Brief
A verbatim copy of the records is required, with all pictures left out.

Records with drawing code:
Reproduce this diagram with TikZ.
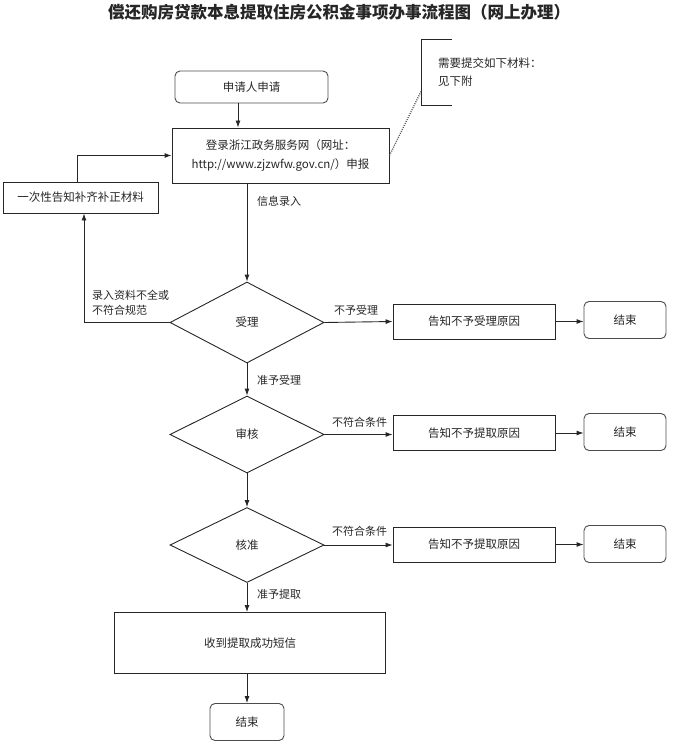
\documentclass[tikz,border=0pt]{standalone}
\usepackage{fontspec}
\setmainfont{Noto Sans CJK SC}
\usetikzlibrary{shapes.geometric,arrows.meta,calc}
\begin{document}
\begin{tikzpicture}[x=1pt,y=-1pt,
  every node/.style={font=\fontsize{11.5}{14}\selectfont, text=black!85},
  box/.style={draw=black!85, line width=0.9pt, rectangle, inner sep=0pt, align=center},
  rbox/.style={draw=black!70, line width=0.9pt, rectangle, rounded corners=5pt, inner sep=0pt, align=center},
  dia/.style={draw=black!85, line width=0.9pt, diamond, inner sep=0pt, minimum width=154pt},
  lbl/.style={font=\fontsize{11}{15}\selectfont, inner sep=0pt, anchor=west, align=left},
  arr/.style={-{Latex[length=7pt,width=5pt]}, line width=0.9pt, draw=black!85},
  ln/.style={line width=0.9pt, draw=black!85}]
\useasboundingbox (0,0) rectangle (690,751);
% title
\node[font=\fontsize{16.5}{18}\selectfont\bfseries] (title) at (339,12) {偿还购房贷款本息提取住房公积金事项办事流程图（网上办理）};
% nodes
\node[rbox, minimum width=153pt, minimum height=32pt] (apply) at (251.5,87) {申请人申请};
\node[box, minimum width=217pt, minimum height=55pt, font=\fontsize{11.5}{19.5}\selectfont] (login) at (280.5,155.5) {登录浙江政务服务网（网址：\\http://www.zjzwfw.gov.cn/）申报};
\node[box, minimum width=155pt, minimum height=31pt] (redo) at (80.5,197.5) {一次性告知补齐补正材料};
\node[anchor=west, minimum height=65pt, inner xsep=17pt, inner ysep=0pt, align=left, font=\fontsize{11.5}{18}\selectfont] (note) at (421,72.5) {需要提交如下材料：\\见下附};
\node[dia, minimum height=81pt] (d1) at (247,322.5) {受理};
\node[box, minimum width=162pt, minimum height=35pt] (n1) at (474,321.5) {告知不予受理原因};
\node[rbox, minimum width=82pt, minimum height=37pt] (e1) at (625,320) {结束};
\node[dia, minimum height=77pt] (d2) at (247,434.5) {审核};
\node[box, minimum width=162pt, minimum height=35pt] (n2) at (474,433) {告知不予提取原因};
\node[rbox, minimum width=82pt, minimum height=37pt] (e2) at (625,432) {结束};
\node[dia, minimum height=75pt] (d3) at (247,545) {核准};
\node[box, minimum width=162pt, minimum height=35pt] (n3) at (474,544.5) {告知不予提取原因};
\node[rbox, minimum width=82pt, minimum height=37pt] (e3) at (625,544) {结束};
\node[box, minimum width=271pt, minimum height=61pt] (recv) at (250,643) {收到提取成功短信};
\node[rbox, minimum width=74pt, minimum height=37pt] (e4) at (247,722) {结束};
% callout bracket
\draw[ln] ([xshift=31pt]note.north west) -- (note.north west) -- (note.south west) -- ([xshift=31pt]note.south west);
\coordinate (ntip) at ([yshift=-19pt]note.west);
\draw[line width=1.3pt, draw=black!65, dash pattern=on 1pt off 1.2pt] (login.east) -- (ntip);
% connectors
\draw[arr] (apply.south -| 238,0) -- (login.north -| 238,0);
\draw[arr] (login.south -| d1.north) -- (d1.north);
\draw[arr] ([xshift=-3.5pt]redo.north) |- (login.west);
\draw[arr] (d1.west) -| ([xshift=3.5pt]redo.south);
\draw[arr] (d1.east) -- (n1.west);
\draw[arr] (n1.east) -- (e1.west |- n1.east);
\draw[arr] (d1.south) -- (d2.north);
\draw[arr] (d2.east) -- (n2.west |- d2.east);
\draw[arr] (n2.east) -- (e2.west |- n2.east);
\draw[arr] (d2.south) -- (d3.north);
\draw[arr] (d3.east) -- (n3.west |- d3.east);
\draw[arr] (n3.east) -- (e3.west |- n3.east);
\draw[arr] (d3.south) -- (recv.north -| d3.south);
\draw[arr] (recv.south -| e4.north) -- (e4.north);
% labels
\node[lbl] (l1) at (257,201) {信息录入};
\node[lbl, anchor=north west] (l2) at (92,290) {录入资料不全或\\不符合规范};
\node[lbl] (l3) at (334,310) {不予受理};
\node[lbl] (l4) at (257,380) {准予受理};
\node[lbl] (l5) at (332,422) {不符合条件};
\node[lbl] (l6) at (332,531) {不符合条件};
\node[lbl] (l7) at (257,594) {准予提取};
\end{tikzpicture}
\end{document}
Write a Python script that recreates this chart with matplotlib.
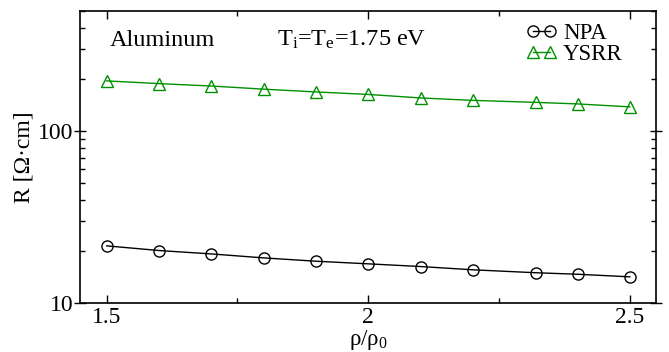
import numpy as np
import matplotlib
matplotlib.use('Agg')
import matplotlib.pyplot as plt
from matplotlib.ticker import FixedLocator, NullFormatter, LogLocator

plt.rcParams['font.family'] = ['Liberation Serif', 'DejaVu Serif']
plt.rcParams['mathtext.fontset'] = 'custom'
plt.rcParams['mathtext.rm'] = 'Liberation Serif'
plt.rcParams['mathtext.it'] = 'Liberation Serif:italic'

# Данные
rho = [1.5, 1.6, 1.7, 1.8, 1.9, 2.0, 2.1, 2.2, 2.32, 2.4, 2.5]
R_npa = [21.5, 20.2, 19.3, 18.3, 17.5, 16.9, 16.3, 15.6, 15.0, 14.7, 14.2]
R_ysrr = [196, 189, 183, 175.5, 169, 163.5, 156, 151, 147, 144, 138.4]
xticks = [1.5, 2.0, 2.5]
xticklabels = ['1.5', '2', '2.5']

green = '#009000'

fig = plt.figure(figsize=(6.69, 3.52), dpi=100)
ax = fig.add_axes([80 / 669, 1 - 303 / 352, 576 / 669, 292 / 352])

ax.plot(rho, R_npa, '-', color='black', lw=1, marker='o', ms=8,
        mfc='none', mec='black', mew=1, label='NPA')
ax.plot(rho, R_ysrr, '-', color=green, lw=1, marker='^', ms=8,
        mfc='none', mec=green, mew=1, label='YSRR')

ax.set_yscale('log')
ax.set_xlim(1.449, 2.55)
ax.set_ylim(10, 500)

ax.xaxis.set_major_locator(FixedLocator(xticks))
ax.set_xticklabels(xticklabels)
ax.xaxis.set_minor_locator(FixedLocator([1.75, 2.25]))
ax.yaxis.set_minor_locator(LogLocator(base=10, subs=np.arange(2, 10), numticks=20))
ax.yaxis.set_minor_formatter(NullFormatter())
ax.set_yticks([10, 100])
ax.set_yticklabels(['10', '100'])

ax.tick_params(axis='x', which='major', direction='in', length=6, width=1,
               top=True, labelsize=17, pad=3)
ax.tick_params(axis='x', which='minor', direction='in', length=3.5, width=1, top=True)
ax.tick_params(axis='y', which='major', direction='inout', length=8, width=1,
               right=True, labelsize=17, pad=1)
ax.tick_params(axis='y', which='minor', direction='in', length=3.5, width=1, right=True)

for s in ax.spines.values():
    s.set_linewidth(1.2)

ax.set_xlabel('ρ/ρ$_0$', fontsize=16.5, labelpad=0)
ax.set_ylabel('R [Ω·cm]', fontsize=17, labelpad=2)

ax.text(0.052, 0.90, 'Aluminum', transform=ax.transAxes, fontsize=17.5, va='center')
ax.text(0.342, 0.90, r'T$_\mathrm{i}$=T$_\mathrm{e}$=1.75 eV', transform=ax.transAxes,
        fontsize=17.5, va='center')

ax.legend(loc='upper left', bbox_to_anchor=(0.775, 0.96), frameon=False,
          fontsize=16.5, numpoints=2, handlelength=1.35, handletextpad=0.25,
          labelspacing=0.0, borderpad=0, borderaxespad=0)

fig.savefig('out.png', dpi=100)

Task response
Reproduce this diagram with TikZ.
\documentclass[tikz,border=0pt]{standalone}
\usepackage{fontspec}
\setmainfont{Noto Sans CJK SC}
\usetikzlibrary{shapes.geometric,arrows.meta,calc}
\begin{document}
\begin{tikzpicture}[x=1pt,y=-1pt,
  every node/.style={font=\fontsize{11.5}{14}\selectfont, text=black!85},
  box/.style={draw=black!85, line width=0.9pt, rectangle, inner sep=0pt, align=center},
  rbox/.style={draw=black!70, line width=0.9pt, rectangle, rounded corners=5pt, inner sep=0pt, align=center},
  dia/.style={draw=black!85, line width=0.9pt, diamond, inner sep=0pt, minimum width=154pt},
  lbl/.style={font=\fontsize{11}{15}\selectfont, inner sep=0pt, anchor=west, align=left},
  arr/.style={-{Latex[length=7pt,width=5pt]}, line width=0.9pt, draw=black!85},
  ln/.style={line width=0.9pt, draw=black!85}]
\useasboundingbox (0,0) rectangle (690,751);
% title
\node[font=\fontsize{16.5}{18}\selectfont\bfseries] (title) at (339,12) {偿还购房贷款本息提取住房公积金事项办事流程图（网上办理）};
% nodes
\node[rbox, minimum width=153pt, minimum height=32pt] (apply) at (251.5,87) {申请人申请};
\node[box, minimum width=217pt, minimum height=55pt, font=\fontsize{11.5}{19.5}\selectfont] (login) at (280.5,155.5) {登录浙江政务服务网（网址：\\http://www.zjzwfw.gov.cn/）申报};
\node[box, minimum width=155pt, minimum height=31pt] (redo) at (80.5,197.5) {一次性告知补齐补正材料};
\node[anchor=west, minimum height=65pt, inner xsep=17pt, inner ysep=0pt, align=left, font=\fontsize{11.5}{18}\selectfont] (note) at (421,72.5) {需要提交如下材料：\\见下附};
\node[dia, minimum height=81pt] (d1) at (247,322.5) {受理};
\node[box, minimum width=162pt, minimum height=35pt] (n1) at (474,321.5) {告知不予受理原因};
\node[rbox, minimum width=82pt, minimum height=37pt] (e1) at (625,320) {结束};
\node[dia, minimum height=77pt] (d2) at (247,434.5) {审核};
\node[box, minimum width=162pt, minimum height=35pt] (n2) at (474,433) {告知不予提取原因};
\node[rbox, minimum width=82pt, minimum height=37pt] (e2) at (625,432) {结束};
\node[dia, minimum height=75pt] (d3) at (247,545) {核准};
\node[box, minimum width=162pt, minimum height=35pt] (n3) at (474,544.5) {告知不予提取原因};
\node[rbox, minimum width=82pt, minimum height=37pt] (e3) at (625,544) {结束};
\node[box, minimum width=271pt, minimum height=61pt] (recv) at (250,643) {收到提取成功短信};
\node[rbox, minimum width=74pt, minimum height=37pt] (e4) at (247,722) {结束};
% callout bracket
\draw[ln] ([xshift=31pt]note.north west) -- (note.north west) -- (note.south west) -- ([xshift=31pt]note.south west);
\coordinate (ntip) at ([yshift=-19pt]note.west);
\draw[line width=1.3pt, draw=black!65, dash pattern=on 1pt off 1.2pt] (login.east) -- (ntip);
% connectors
\draw[arr] (apply.south -| 238,0) -- (login.north -| 238,0);
\draw[arr] (login.south -| d1.north) -- (d1.north);
\draw[arr] ([xshift=-3.5pt]redo.north) |- (login.west);
\draw[arr] (d1.west) -| ([xshift=3.5pt]redo.south);
\draw[arr] (d1.east) -- (n1.west);
\draw[arr] (n1.east) -- (e1.west |- n1.east);
\draw[arr] (d1.south) -- (d2.north);
\draw[arr] (d2.east) -- (n2.west |- d2.east);
\draw[arr] (n2.east) -- (e2.west |- n2.east);
\draw[arr] (d2.south) -- (d3.north);
\draw[arr] (d3.east) -- (n3.west |- d3.east);
\draw[arr] (n3.east) -- (e3.west |- n3.east);
\draw[arr] (d3.south) -- (recv.north -| d3.south);
\draw[arr] (recv.south -| e4.north) -- (e4.north);
% labels
\node[lbl] (l1) at (257,201) {信息录入};
\node[lbl, anchor=north west] (l2) at (92,290) {录入资料不全或\\不符合规范};
\node[lbl] (l3) at (334,310) {不予受理};
\node[lbl] (l4) at (257,380) {准予受理};
\node[lbl] (l5) at (332,422) {不符合条件};
\node[lbl] (l6) at (332,531) {不符合条件};
\node[lbl] (l7) at (257,594) {准予提取};
\end{tikzpicture}
\end{document}
Write a Python script that recreates this chart with matplotlib.
import numpy as np
import matplotlib
matplotlib.use('Agg')
import matplotlib.pyplot as plt
from matplotlib.ticker import FixedLocator, NullFormatter, LogLocator

plt.rcParams['font.family'] = ['Liberation Serif', 'DejaVu Serif']
plt.rcParams['mathtext.fontset'] = 'custom'
plt.rcParams['mathtext.rm'] = 'Liberation Serif'
plt.rcParams['mathtext.it'] = 'Liberation Serif:italic'

# Данные
rho = [1.5, 1.6, 1.7, 1.8, 1.9, 2.0, 2.1, 2.2, 2.32, 2.4, 2.5]
R_npa = [21.5, 20.2, 19.3, 18.3, 17.5, 16.9, 16.3, 15.6, 15.0, 14.7, 14.2]
R_ysrr = [196, 189, 183, 175.5, 169, 163.5, 156, 151, 147, 144, 138.4]
xticks = [1.5, 2.0, 2.5]
xticklabels = ['1.5', '2', '2.5']

green = '#009000'

fig = plt.figure(figsize=(6.69, 3.52), dpi=100)
ax = fig.add_axes([80 / 669, 1 - 303 / 352, 576 / 669, 292 / 352])

ax.plot(rho, R_npa, '-', color='black', lw=1, marker='o', ms=8,
        mfc='none', mec='black', mew=1, label='NPA')
ax.plot(rho, R_ysrr, '-', color=green, lw=1, marker='^', ms=8,
        mfc='none', mec=green, mew=1, label='YSRR')

ax.set_yscale('log')
ax.set_xlim(1.449, 2.55)
ax.set_ylim(10, 500)

ax.xaxis.set_major_locator(FixedLocator(xticks))
ax.set_xticklabels(xticklabels)
ax.xaxis.set_minor_locator(FixedLocator([1.75, 2.25]))
ax.yaxis.set_minor_locator(LogLocator(base=10, subs=np.arange(2, 10), numticks=20))
ax.yaxis.set_minor_formatter(NullFormatter())
ax.set_yticks([10, 100])
ax.set_yticklabels(['10', '100'])

ax.tick_params(axis='x', which='major', direction='in', length=6, width=1,
               top=True, labelsize=17, pad=3)
ax.tick_params(axis='x', which='minor', direction='in', length=3.5, width=1, top=True)
ax.tick_params(axis='y', which='major', direction='inout', length=8, width=1,
               right=True, labelsize=17, pad=1)
ax.tick_params(axis='y', which='minor', direction='in', length=3.5, width=1, right=True)

for s in ax.spines.values():
    s.set_linewidth(1.2)

ax.set_xlabel('ρ/ρ$_0$', fontsize=16.5, labelpad=0)
ax.set_ylabel('R [Ω·cm]', fontsize=17, labelpad=2)

ax.text(0.052, 0.90, 'Aluminum', transform=ax.transAxes, fontsize=17.5, va='center')
ax.text(0.342, 0.90, r'T$_\mathrm{i}$=T$_\mathrm{e}$=1.75 eV', transform=ax.transAxes,
        fontsize=17.5, va='center')

ax.legend(loc='upper left', bbox_to_anchor=(0.775, 0.96), frameon=False,
          fontsize=16.5, numpoints=2, handlelength=1.35, handletextpad=0.25,
          labelspacing=0.0, borderpad=0, borderaxespad=0)

fig.savefig('out.png', dpi=100)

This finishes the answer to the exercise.